The shift attribute describes a shift of 5 units that should occur for each horizontal row rendered.  This will give the bricks on offset effect.  The grid itself will not change shape - it will still be square.  However, the portion of the bricks that would be rendered outside the bounds of the grid would wrap around and be drawn on the left side of the grid.

This grid would also be useful for creating tiled environments, such as those seen in 2D side scroller games.



Locators
--------

Another very useful thing is the locator.  A locator is an object which contains position and orientation data, but no display information.  They are used to position other objects and provide reference points for the underlying Java program.  (these are used extensively in 3D applications)

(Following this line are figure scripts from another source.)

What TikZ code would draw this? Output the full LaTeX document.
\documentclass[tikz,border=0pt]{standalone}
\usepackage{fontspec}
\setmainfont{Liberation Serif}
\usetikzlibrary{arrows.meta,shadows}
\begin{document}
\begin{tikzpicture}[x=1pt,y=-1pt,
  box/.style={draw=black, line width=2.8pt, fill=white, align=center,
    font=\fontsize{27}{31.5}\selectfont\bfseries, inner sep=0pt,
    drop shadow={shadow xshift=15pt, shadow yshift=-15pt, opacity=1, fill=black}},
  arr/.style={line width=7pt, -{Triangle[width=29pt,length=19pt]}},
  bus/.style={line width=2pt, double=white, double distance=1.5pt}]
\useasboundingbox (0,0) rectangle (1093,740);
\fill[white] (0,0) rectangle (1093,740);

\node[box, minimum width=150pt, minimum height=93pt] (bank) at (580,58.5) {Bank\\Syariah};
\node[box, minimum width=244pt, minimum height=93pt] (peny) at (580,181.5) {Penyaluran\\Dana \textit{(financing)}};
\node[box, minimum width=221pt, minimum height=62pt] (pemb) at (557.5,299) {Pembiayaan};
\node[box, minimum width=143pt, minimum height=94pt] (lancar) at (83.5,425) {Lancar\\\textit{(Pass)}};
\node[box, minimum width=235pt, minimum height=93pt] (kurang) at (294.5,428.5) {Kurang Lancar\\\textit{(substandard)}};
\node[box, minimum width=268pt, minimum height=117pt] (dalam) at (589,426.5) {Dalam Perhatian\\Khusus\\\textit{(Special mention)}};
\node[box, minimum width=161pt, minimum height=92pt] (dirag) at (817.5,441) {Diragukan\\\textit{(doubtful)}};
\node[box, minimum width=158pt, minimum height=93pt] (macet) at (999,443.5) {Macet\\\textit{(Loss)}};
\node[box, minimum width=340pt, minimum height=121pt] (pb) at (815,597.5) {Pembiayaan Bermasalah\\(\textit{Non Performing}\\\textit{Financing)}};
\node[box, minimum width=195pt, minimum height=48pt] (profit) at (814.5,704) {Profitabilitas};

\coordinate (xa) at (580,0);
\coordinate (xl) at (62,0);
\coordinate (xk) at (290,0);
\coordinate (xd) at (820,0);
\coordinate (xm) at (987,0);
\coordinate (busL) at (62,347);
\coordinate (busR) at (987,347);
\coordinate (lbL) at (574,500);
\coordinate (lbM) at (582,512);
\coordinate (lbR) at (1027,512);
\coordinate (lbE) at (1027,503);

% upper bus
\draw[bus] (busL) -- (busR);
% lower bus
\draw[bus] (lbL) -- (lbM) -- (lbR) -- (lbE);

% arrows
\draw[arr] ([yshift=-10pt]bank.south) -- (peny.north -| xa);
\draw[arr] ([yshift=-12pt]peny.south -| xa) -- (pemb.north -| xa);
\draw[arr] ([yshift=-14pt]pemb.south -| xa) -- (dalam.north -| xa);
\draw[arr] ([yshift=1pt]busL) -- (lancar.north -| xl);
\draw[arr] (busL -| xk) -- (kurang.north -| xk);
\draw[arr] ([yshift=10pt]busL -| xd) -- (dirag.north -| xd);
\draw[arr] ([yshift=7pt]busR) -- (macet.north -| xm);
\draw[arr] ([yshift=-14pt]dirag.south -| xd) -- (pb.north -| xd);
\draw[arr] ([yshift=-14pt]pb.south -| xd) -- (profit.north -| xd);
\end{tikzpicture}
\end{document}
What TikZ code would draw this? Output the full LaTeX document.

For example, say I'm designing a Parchisi board in SVG that will be the graphical interface for a complex Parchisi engine I'm designing in Java.  The artist designs a game board with little squares that will hold game pieces.  They would also put locators at the center of each square so that when it's time to update the position of the game piece, it can simply set it's coordinates to the position of the locator.  For example, say my piece needs to move from board square #6 to board square #8.  If there exists

<locator id="boardSq_8" x="30" y=90"/>

updating becomes a simple matter of changing the position of my playing piece to the location of this locator.  While this can be done by using invisible rectangles and such, it would be cleaner to have a special class of elemnts with no display information at all.

Some variations would include having rotation and scale attributes for locators, a locator that defines an area or a locator grid that returns the locations of squares within the grid.